*Goal:* Print exactly the lines below between the line containing "Convert this chart to matplotlib code." and the line containing "irradiated_err = [3.5, 0, 3.5, 0, 0, 2, 1.5, 0, 0]", counting both of those lines. Leave pictures out.

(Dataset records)

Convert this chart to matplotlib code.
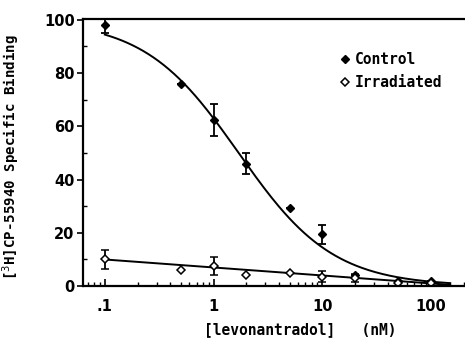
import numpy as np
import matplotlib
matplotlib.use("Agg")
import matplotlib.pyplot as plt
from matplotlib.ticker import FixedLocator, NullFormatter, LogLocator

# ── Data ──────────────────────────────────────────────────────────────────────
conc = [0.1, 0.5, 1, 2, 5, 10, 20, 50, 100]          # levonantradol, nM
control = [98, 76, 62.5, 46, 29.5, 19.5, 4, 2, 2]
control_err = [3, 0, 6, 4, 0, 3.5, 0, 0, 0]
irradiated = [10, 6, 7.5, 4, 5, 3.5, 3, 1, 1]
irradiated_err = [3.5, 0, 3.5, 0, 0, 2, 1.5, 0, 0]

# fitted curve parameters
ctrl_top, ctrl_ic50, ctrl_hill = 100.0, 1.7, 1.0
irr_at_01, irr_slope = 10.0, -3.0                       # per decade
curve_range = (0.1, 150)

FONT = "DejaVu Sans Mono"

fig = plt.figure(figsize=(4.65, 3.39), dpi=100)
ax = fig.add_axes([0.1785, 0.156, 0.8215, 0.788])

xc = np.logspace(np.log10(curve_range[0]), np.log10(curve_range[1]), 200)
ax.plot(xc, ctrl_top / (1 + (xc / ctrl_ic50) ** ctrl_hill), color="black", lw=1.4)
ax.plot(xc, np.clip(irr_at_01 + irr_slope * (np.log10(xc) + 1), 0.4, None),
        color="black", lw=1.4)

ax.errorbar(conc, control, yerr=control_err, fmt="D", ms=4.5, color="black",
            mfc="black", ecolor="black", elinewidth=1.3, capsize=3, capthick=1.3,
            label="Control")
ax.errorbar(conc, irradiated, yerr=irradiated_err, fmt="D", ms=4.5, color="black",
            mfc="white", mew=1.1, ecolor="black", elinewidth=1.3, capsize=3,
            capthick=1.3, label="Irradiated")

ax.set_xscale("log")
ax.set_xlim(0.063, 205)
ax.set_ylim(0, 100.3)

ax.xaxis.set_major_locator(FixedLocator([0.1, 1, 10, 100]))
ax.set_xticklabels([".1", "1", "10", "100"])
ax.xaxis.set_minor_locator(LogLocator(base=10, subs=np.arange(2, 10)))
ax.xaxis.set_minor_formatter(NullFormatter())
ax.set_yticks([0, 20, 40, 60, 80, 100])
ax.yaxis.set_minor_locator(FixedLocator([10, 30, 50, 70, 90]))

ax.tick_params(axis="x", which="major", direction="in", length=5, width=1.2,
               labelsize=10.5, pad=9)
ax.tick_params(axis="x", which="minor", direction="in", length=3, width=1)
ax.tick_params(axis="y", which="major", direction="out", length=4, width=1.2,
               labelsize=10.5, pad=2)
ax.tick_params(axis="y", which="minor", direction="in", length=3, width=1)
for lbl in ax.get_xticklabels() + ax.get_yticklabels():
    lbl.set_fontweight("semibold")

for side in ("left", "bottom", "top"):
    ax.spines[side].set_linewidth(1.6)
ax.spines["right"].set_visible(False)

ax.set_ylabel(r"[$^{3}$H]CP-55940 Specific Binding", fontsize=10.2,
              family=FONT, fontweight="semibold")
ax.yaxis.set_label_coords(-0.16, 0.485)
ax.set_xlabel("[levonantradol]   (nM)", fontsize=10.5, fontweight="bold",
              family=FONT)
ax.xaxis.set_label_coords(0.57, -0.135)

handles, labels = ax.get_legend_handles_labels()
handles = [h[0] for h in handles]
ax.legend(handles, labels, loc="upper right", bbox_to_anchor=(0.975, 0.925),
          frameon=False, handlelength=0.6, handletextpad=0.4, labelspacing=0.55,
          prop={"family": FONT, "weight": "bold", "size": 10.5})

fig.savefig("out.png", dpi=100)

* * *

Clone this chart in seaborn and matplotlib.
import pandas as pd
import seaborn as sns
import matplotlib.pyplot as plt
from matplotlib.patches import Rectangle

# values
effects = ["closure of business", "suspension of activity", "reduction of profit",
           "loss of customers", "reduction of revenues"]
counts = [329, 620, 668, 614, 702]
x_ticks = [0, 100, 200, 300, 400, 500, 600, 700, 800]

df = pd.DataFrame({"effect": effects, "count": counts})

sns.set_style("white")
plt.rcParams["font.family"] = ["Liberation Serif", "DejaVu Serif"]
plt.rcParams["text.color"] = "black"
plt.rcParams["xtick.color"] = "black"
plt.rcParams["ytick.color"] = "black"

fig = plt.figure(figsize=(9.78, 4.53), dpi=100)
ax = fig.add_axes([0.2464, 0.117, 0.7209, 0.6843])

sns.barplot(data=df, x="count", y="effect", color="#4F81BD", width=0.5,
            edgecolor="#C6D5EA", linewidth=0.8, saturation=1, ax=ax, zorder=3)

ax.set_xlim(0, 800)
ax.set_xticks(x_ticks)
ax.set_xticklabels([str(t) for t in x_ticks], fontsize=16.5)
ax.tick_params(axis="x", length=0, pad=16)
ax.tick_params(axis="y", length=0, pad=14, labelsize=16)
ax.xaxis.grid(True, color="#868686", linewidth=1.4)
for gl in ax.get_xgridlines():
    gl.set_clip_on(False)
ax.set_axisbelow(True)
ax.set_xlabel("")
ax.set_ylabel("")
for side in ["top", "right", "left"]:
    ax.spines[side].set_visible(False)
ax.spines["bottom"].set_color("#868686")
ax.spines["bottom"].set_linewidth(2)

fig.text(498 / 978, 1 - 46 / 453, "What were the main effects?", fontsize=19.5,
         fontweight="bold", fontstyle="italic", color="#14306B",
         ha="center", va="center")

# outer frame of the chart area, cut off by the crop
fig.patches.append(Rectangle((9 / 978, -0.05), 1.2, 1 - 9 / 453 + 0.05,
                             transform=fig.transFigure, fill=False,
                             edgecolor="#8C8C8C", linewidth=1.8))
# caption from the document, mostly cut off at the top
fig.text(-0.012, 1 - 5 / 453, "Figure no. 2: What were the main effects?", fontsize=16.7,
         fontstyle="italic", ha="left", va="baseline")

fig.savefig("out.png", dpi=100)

==

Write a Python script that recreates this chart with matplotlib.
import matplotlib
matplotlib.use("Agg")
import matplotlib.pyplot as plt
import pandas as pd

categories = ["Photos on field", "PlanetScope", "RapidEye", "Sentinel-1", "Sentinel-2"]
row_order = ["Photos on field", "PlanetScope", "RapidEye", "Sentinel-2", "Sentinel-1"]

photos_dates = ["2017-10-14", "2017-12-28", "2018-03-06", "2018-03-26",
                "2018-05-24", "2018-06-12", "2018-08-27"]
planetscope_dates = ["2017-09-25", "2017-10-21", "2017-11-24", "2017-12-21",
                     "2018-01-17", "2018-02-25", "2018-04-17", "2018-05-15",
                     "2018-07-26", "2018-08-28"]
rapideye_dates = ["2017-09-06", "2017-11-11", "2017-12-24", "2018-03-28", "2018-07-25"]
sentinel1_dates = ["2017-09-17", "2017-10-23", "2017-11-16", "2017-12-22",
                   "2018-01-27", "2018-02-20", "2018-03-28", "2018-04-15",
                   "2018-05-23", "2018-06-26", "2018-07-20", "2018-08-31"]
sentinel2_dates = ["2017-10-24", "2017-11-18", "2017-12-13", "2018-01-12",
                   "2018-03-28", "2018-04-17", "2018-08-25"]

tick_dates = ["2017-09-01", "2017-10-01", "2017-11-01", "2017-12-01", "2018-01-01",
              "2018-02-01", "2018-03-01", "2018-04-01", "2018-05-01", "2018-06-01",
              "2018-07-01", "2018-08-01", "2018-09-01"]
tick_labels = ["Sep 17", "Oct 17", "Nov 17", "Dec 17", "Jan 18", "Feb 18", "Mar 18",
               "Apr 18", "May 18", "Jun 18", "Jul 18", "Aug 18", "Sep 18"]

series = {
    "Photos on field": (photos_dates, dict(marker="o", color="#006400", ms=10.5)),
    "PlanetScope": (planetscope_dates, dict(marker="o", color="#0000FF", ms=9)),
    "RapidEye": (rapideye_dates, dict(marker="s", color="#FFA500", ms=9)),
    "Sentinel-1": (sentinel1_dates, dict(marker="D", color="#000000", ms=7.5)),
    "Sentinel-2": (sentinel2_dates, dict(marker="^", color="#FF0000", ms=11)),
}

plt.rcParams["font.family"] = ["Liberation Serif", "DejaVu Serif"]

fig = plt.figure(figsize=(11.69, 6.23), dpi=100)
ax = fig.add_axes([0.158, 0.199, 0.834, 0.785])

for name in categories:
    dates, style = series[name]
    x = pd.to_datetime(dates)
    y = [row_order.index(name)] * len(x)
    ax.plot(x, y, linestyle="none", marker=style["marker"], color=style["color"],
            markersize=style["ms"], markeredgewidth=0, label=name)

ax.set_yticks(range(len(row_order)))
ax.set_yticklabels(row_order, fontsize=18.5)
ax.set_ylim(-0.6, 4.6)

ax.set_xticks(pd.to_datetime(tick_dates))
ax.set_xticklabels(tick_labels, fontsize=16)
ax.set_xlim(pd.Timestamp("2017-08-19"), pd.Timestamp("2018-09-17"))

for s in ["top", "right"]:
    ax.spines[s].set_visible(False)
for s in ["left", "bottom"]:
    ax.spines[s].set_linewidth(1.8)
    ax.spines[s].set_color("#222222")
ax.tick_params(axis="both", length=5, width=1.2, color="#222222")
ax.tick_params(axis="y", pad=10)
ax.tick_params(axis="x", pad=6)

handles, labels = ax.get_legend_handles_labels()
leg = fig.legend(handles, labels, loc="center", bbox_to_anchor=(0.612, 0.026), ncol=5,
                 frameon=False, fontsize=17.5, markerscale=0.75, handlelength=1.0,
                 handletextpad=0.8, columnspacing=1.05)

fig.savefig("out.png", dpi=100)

*Exercise solution:*
Convert this chart to matplotlib code.
import numpy as np
import matplotlib
matplotlib.use("Agg")
import matplotlib.pyplot as plt
from matplotlib.ticker import FixedLocator, NullFormatter, LogLocator

# ── Data ──────────────────────────────────────────────────────────────────────
conc = [0.1, 0.5, 1, 2, 5, 10, 20, 50, 100]          # levonantradol, nM
control = [98, 76, 62.5, 46, 29.5, 19.5, 4, 2, 2]
control_err = [3, 0, 6, 4, 0, 3.5, 0, 0, 0]
irradiated = [10, 6, 7.5, 4, 5, 3.5, 3, 1, 1]
irradiated_err = [3.5, 0, 3.5, 0, 0, 2, 1.5, 0, 0]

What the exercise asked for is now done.